Dictatorship of the Corporatariat
What does a socialised corporatocracy look like when the veils of “democracy” are briefly lifted? Only a week after the United States’ Federal Government effectively socialised its mortgage industry by taking over Fannie Mae and Freddie Mac (making 50% of existing mortgages and 70% of new mortgages government owned) to add to the existing socialised slice accounted for by the Federal Housing Administration, elements within that same Government are wheeling and dealing trying to come up with some “palatable” way to sell off the high-risk loving, failed investment shell Lehman’s in a way that avoids overtly committing too much public, immediate cash to the bailout. Not because it is averse to using public funds to shore up failed private investment schemes, of course, but mainly because the public kitty is unfortunately a little skint right now and needs another year or two of taxpayer take to fill it up again (about the most it can afford right now is to take an “eBay Approach” of accepting basically any junky crap as collateral for Treasury Notes). And by “palatable”, this means a purchase that would leave the Lehman’s principals with some acceptable bank from the whole mess and not prone to whining too much about it (much as the bid price for Bear Stearns was raised from $2 to $10 after the fact to assuage its major shareholders). Given the juicier targets in play, this seems unlikely.

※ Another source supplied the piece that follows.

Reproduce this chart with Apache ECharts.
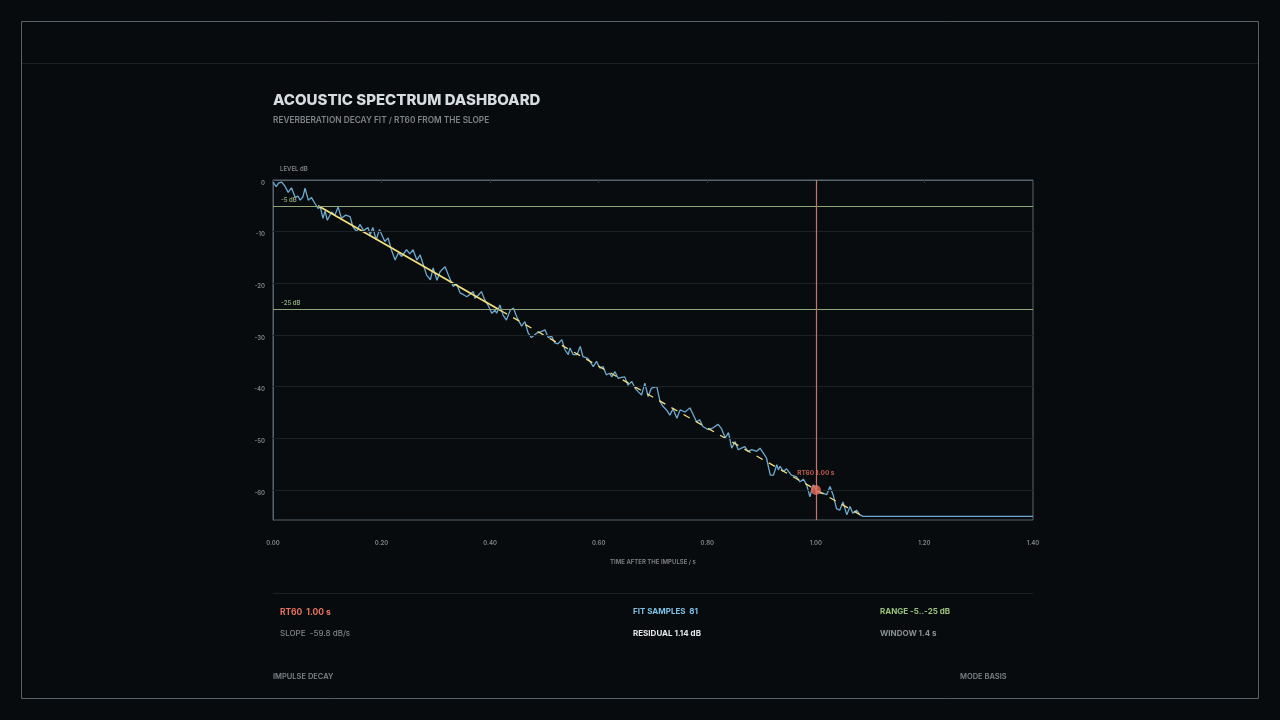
<!DOCTYPE html>
<html lang="en">
<head>
    <meta charset="UTF-8">
    <title>Acoustic spectrum dashboard</title>
    <script type="text/javascript" src="https://cdn.jsdelivr.net/npm/echarts@6/dist/echarts.min.js"></script>
    <style>
        html, body {
            width: 100%;
            height: 100%;
            margin: 0;
            padding: 0;
            background: #080b0d;
        }
        #main {
            width: 1280px;
            height: 720px;
        }
    </style>
</head>
<body>
    <div id="main"></div>
    <script>
        // decay trace (time s, level dB)
        var decayTime = [
            0.000, 0.006, 0.010, 0.016, 0.022, 0.028, 0.034, 0.041, 0.046, 0.050,
            0.055, 0.059, 0.065, 0.071, 0.077, 0.083, 0.087, 0.092, 0.096, 0.100,
            0.108, 0.114, 0.120, 0.126, 0.134, 0.142, 0.147, 0.154, 0.160, 0.167,
            0.175, 0.179, 0.184, 0.190, 0.196, 0.206, 0.212, 0.218, 0.225, 0.231,
            0.237, 0.246, 0.252, 0.258, 0.265, 0.271, 0.277, 0.283, 0.290, 0.295,
            0.302, 0.308, 0.317, 0.323, 0.332, 0.338, 0.345, 0.351, 0.357, 0.363,
            0.369, 0.372, 0.378, 0.384, 0.390, 0.396, 0.403, 0.409, 0.412, 0.418,
            0.424, 0.430, 0.437, 0.443, 0.449, 0.455, 0.458, 0.464, 0.470, 0.476,
            0.485, 0.495, 0.501, 0.507, 0.513, 0.519, 0.525, 0.532, 0.538, 0.544,
            0.547, 0.553, 0.560, 0.566, 0.571, 0.580, 0.590, 0.596, 0.602, 0.608,
            0.614, 0.620, 0.624, 0.630, 0.636, 0.642, 0.648, 0.654, 0.661, 0.667,
            0.673, 0.679, 0.685, 0.691, 0.697, 0.707, 0.713, 0.719, 0.725, 0.731,
            0.737, 0.744, 0.750, 0.759, 0.768, 0.774, 0.780, 0.786, 0.792, 0.801,
            0.810, 0.820, 0.826, 0.833, 0.839, 0.845, 0.851, 0.857, 0.863, 0.869,
            0.875, 0.882, 0.891, 0.897, 0.903, 0.909, 0.916, 0.922, 0.928, 0.931,
            0.934, 0.940, 0.946, 0.955, 0.964, 0.971, 0.977, 0.983, 0.989, 0.995,
            1.001, 1.007, 1.013, 1.020, 1.026, 1.032, 1.038, 1.044, 1.050, 1.057,
            1.063, 1.068, 1.075, 1.081, 1.087, 1.100, 1.200, 1.300, 1.400
        ];
        var decayLevel = [
            -0.4, -1.3, -0.6, -0.4, -1.2, -2.4, -1.5, -3.4, -3.1, -3.9,
            -3.3, -1.6, -3.9, -3.4, -4.5, -5.5, -5.2, -7.4, -6.0, -7.8,
            -6.2, -6.8, -5.2, -7.4, -6.8, -7.1, -9.0, -10.0, -8.6, -9.8,
            -9.2, -10.6, -9.2, -11.6, -9.6, -11.9, -11.2, -13.5, -15.5, -14.1,
            -14.8, -13.5, -14.3, -13.5, -15.5, -14.5, -16.4, -18.4, -19.3, -17.0,
            -19.4, -17.7, -16.8, -18.4, -20.6, -20.1, -21.9, -22.2, -22.6, -22.1,
            -21.6, -22.9, -22.3, -21.6, -23.2, -24.2, -25.8, -25.2, -25.8, -24.2,
            -26.2, -27.1, -25.2, -24.8, -26.5, -27.7, -28.3, -27.4, -29.6, -30.5,
            -29.7, -29.3, -29.0, -30.5, -30.2, -31.5, -31.7, -30.9, -32.9, -33.8,
            -32.5, -33.8, -33.8, -32.2, -34.2, -34.5, -36.1, -35.1, -36.4, -36.1,
            -37.7, -37.4, -38.1, -37.1, -38.4, -38.2, -38.1, -39.7, -39.0, -40.3,
            -41.0, -41.6, -39.3, -41.9, -40.3, -40.0, -42.9, -43.9, -44.5, -45.5,
            -44.3, -46.1, -44.5, -44.9, -44.1, -45.4, -46.8, -46.4, -47.7, -48.3,
            -48.0, -47.3, -48.1, -49.9, -48.9, -51.9, -50.6, -52.2, -51.9, -51.6,
            -52.5, -52.2, -52.5, -51.9, -52.8, -53.8, -57.1, -57.1, -55.1, -56.1,
            -55.4, -56.4, -55.9, -57.1, -57.4, -58.4, -57.9, -59.0, -61.3, -59.0,
            -60.0, -60.6, -60.6, -60.9, -59.3, -61.0, -63.6, -63.9, -62.3, -64.8,
            -63.2, -64.5, -63.9, -64.8, -65.1, -65.1, -65.1, -65.1, -65.1
        ];

        // linear fit: solid inside the -5..-25 dB range, dashed beyond
        var fitSolid = [[0.083, -5.0], [0.420, -25.3]];
        var fitDashed = [[0.420, -25.3], [1.090, -65.3]];
        var rt60Point = [1.00, -60.0];
        var thresholds = [-5, -25];
        var gridLevels = [-10, -20, -30, -40, -50, -60];
        var yTicks = [0, -10, -20, -30, -40, -50, -60];

        var myChart = echarts.init(document.getElementById('main'));

        var font = 'Inter, "DejaVu Sans", sans-serif';
        var decayData = decayTime.map(function (t, i) { return [t, decayLevel[i]]; });

        var option = {
            backgroundColor: '#080b0d',
            animation: false,
            grid: {
                left: 273,
                right: 247,
                top: 180,
                bottom: 200,
                show: true,
                borderColor: '#56656f',
                borderWidth: 1,
                backgroundColor: '#090c0e'
            },
            graphic: [
                { type: 'rect', shape: { x: 21.5, y: 21.5, width: 1237, height: 677 }, style: { fill: 'none', stroke: '#56616a', lineWidth: 1 }, silent: true },
                { type: 'line', shape: { x1: 22, y1: 63.5, x2: 1258, y2: 63.5 }, style: { stroke: '#1b2124', lineWidth: 1 }, silent: true },
                { type: 'line', shape: { x1: 273, y1: 593.5, x2: 1033, y2: 593.5 }, style: { stroke: '#1b2124', lineWidth: 1 }, silent: true },
                { type: 'text', x: 273, y: 100, silent: true, style: { text: 'ACOUSTIC SPECTRUM DASHBOARD', fill: '#d6dce0', font: '800 15px ' + font, textVerticalAlign: 'middle' } },
                { type: 'text', x: 273, y: 121, silent: true, style: { text: 'REVERBERATION DECAY FIT / RT60 FROM THE SLOPE', fill: '#7c8489', font: '600 8.3px ' + font, textVerticalAlign: 'middle' } },
                { type: 'text', x: 280, y: 169.5, silent: true, style: { text: 'LEVEL dB', fill: '#7c8489', font: '600 6px ' + font, textVerticalAlign: 'middle' } },
                { type: 'text', x: 280, y: 612, silent: true, style: { text: 'RT60  1.00 s', fill: '#e8735f', font: '700 8.5px ' + font, textVerticalAlign: 'middle' } },
                { type: 'text', x: 280, y: 634, silent: true, style: { text: 'SLOPE  -59.8 dB/s', fill: '#7c8489', font: '500 8px ' + font, textVerticalAlign: 'middle' } },
                { type: 'text', x: 633, y: 612, silent: true, style: { text: 'FIT SAMPLES  81', fill: '#7ec0e6', font: '700 8px ' + font, textVerticalAlign: 'middle' } },
                { type: 'text', x: 633, y: 634, silent: true, style: { text: 'RESIDUAL 1.14 dB', fill: '#e4e8ea', font: '700 8px ' + font, textVerticalAlign: 'middle' } },
                { type: 'text', x: 880, y: 612, silent: true, style: { text: 'RANGE -5..-25 dB', fill: '#98c27a', font: '700 8px ' + font, textVerticalAlign: 'middle' } },
                { type: 'text', x: 880, y: 634, silent: true, style: { text: 'WINDOW 1.4 s', fill: '#8a9196', font: '700 8px ' + font, textVerticalAlign: 'middle' } },
                { type: 'text', x: 273, y: 677, silent: true, style: { text: 'IMPULSE DECAY', fill: '#7c8489', font: '600 7.5px ' + font, textVerticalAlign: 'middle' } },
                { type: 'text', x: 960, y: 677, silent: true, style: { text: 'MODE BASIS', fill: '#7c8489', font: '600 7.5px ' + font, textVerticalAlign: 'middle' } }
            ],
            xAxis: {
                type: 'value',
                min: 0,
                max: 1.4,
                interval: 0.2,
                name: 'TIME AFTER THE IMPULSE / s',
                nameLocation: 'middle',
                nameGap: 39,
                nameTextStyle: { color: '#7c8489', fontSize: 6, fontWeight: 600, fontFamily: font },
                axisLine: { show: true, lineStyle: { color: '#56656f' } },
                axisTick: { show: true, length: 3, lineStyle: { color: '#2c363c' } },
                axisLabel: {
                    color: '#80888d', fontSize: 6, fontWeight: 600, fontFamily: font, margin: 20,
                    formatter: function (v) { return v.toFixed(2); }
                },
                splitLine: { show: false }
            },
            yAxis: {
                type: 'value',
                min: -65.8,
                max: 0,
                axisLine: { show: true, lineStyle: { color: '#56656f' } },
                axisTick: { show: false },
                axisLabel: {
                    customValues: yTicks,
                    color: '#80888d', fontSize: 6, fontWeight: 600, fontFamily: font, margin: 8,
                    verticalAlign: 'top'
                },
                splitLine: { show: false }
            },
            series: [
                {
                    name: 'grid',
                    type: 'line',
                    data: [],
                    silent: true,
                    markLine: {
                        silent: true,
                        symbol: 'none',
                        label: { show: false },
                        lineStyle: { color: '#1b2226', width: 1, type: 'solid' },
                        data: gridLevels.map(function (v) { return { yAxis: v }; })
                    }
                },
                {
                    name: 'thresholds',
                    type: 'line',
                    data: [],
                    silent: true,
                    markLine: {
                        silent: true,
                        symbol: 'none',
                        lineStyle: { color: '#8ea77a', width: 1.2, type: 'solid' },
                        label: {
                            show: true,
                            position: 'insideStartTop',
                            distance: [8, 3],
                            color: '#8ea77a',
                            fontSize: 6,
                            fontWeight: 600,
                            fontFamily: font,
                            formatter: function (p) { return p.value + ' dB'; }
                        },
                        data: thresholds.map(function (v) { return { yAxis: v }; })
                    }
                },
                {
                    name: 'rt60 line',
                    type: 'line',
                    data: [],
                    silent: true,
                    markLine: {
                        silent: true,
                        symbol: 'none',
                        label: { show: false },
                        lineStyle: { color: '#c2766e', width: 1.2, type: 'solid' },
                        data: [{ xAxis: rt60Point[0] }]
                    }
                },
                {
                    name: 'decay',
                    type: 'line',
                    data: decayData,
                    showSymbol: false,
                    z: 3,
                    lineStyle: { color: '#6caad0', width: 1.3 }
                },
                {
                    name: 'fit',
                    type: 'line',
                    data: fitSolid,
                    showSymbol: false,
                    z: 4,
                    lineStyle: { color: '#f2df7a', width: 1.8 }
                },
                {
                    name: 'fit extension',
                    type: 'line',
                    data: fitDashed,
                    showSymbol: false,
                    z: 4,
                    lineStyle: { color: '#f2df7a', width: 1.3, type: [7, 7] }
                },
                {
                    name: 'RT60',
                    type: 'scatter',
                    data: [rt60Point],
                    symbolSize: 10,
                    z: 5,
                    itemStyle: { color: '#ec6f5e' },
                    label: {
                        show: true,
                        position: 'top',
                        distance: 8,
                        formatter: 'RT60 1.00 s',
                        color: '#ec6f5e',
                        fontSize: 6.5,
                        fontWeight: 700,
                        fontFamily: font
                    }
                }
            ]
        };
        myChart.setOption(option);

        window.addEventListener('resize', function () {
            myChart.resize();
        });
    </script>
</body>
</html>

Of course, the irony that this frantic dealing comes in the same week that the aristocratic division of the US Government (its “Senate”) issued a report concluding that the largest US banks had illegally colluded to enable foreign investment funds and hedge funds to improperly evade billions of dollars of US taxes, thereby profitting from the US market while avoiding any of the (mild) social responsibility to the commonwealth levied as a price for participation within that market and the right to extract wealth from that market. This revelation probably accounts for at least some of the apparent inability or reluctance of the US Government to commit public funds to a Lehman bailout, a factor that is preventing the other, circling vulture-mode banks from quickly “stepping in” to “save” Lehman Brothers. These titans of private enterprise will really only act in cases like this when their risk is diminished by large tranches of public funds, or loan guarantees.
Some of the country’s biggest investment banks and brokerage firms — including Morgan Stanley, Lehman Brothers Holdings Inc., Citigroup Inc. and Merrill Lynch & Co. — marketed allegedly abusive transactions that helped foreign hedge-fund investors avoid billions of dollars in U.S. taxes over the past decade … Wall Street firms actively competed with one another in dreaming up complex transactions that allowed hedge funds to avoid withholding taxes imposed on dividends paid by U.S. companies
The strategies enabled investors to avoid paying the 30 per cent withholding tax on income by treating dividend payments as returns on so-called equity swaps, stock loans or other derivatives transactions … Transactions by Lehman Brothers, Morgan Stanley, Citigroup, Deutsche Bank, UBS and Merrill Lynch are included in the report … Lehman estimated that in 2004 alone its transactions enabled clients to avoid as much as $115m in dividend tax payments.
Foreigners who invest in the United States are exempt from many U.S. taxes. If they invest in a U.S. company that pays a dividend to shareholders, however, U.S. law requires foreign investors to pay taxes on the dividends they receive. Dividends sent abroad are meant to be taxed at a 30 percent rate in most countries and at 15 percent in countries that have a tax treaty with the United States … Many foreign shareholders never pay the dividend taxes they owe, in part because banks are helping them escape paying them.
This is what a dictatorship of the corporatariat looks like in the early 21st century, what Orwell might have called oligarchical corporatism. While the political theatre of the US public elections continues with alarmist mutterings about the “cost” of paying for a socialised healthcare system or a class-based downward trend for the redistribution of wealth emerging within the cacophony of the “culture war” cries of sexism, racism, ageism, competing religiosity and cronyism, behind the veil vast dynamic and interlocking financial and political directorates set the agenda and operate the mechanisms for the real, upward redistribution and allocation of productive wealth to the ownership class, many of whom owe no allegiance to any particular national government.